When the first few episodes were presented for review, I did not see or appreciate their intended structure. Of course, we’re not going to march right into Svalbard, take to the air with Lee, and see the vastness of the North in episode 1. But episode 4? That seemed like an awfully long time to wait for Iorek.
“The Spies” presents the third pillar upon which the series will stand with the fourth coming next week. It takes us right to the brink of the journey, crisscrossing a shocking number of plot points to get there. Mrs. Coulter and Lord Boreal fight for my affections this week as Boreal’s story picks up intrigue and Mrs. Coulter’s teeters on the edge of destruction.
The Gyptians have been given enough to do in the prior two episodes to really engrain Lyra into their story in episode 3. Meanwhile, the Magisterium continues to impress its power upon those outside of its hallowed halls by flashing force over communication.
‘His Dark Materials’ season 1, episode 3 recap
A face only a mother could love
Picking up right where we left off in episode 2, no time is wasted getting Lyra into the company of the Gyptians, once again under the protection of Ma Costa. Lyra may be in more comfortable clothes, but there are still secrets whispered among the adults, she is still trapped inside assigned quarters, and there remains this unspoken threat to her safety.
Though familiar with the Gyptians, their means of travel and strong sense of community, Lyra is just as much of an outsider as she was in Mrs. Coulter’s living room. Looked at with confusion and fear by the rest of the community, Lyra responds with similar distrust and unease. There is, however, one clear exception — Ma Costa. Lyra has her guard up most of the time, but over the course of the past two episodes, we’ve seen her melt a bit as she reciprocates maternal guidance.
Growing up in Jordan College surrounded by elderly male scholars and the occasional housemaid or cook, Lyra has largely grown up without the influence of a woman. No mother, or really any parental figures, Lyra gravitates toward Mrs. Coulter and Ma Costa for the knowledge they possess, but also for something behind their eyes; almost as if she can catch a fleeting moment of relief wash over them when they are in her presence and know she is safe.

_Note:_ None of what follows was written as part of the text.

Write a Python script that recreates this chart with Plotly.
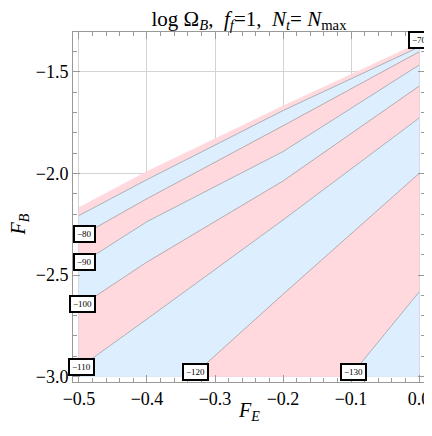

It’s easy to see these two women and cast them as polar opposites in His Dark Materials. Ma Costa has been nothing but a kind, concerned, attentive and scared mother from her introduction. Mrs. Coulter has expressed her desire to jump from rooftops, inflicts abuse on her daemon (and therefore herself), and attacks Lyra when she (a child) points out her anger.
And yet, they share some inherent need to wrap Lyra up and keep her tucked away from the world. They have motives driven by mistakes or misfortunes of the past that are tangled up in Asriel’s actions as a scorned lover and failed father.
Which takes us to the final puzzle piece of Lyra’s parentage puzzle delivered on screen by Ma Costa. Yes, Mrs. Coulter is Lyra’s mother.
Of note here, when Ma Costa gives Lyra her space and walks away, I noticed that Pan had the urge to follow her. Meaning, Lyra had a tug to go after this mother figure who gave into the child demanding her trust, not the other way around like it was with Mrs. Coulter.
Though it is a lot of information to take in over a matter of two days, Lyra has now begun to cast her whole life against their legacy. Is she important because she is her father’s daughter? Is she a prize to kept because she is her mother’s daughter? Is there shame attached to this feud that brought her to Oxford? Without any guidance on what she should be feeling, there is a little burst of clarity that arrives.
As Mrs. Coulter was “molding” Lyra into the person she needed, Lyra internalized what some of that would mean. It would be acting older than her age suggested, making sure she was well-read, decisive, and — thanks to Pan’s insistence — untrusting of adults. They are confusing and tortured by their decisions and choices. She doesn’t quite understand them, and she certainly does not fully trust them. But she does know what children need, perhaps now more than ever.
They want to be safe; they want to trust the adults around them; and they want a home. Which is why her speech at the Roping is better than most rally cries that come from young heroines. She is scared and she knows what the Gobblers and Mrs. Coulter will do if they get the children to their location in the North.
Her fear ignites those on the outskirts, questioning why it must fall on them to help save the 27 Gyptian children and countless others. If not them, then who? Who can the children look to for help?
‘Is this all right, Lyra?’
As mentioned, Lyra is drawn to the female figures who enter her life. But in the Gyptian community, it is John Faa and Farder Coram who are making the calls. To Lyra they stand opposed to her. Lyra’s relationship with Farder Coram was one of the better single episode evolutions in His Dark Materials. Their relationship takes a 180-degree turn as we see her go from being short and snappy with him, to listening to his stories of daemons on the bow of the ship, to then trusting him with the knowledge of the alethiometer.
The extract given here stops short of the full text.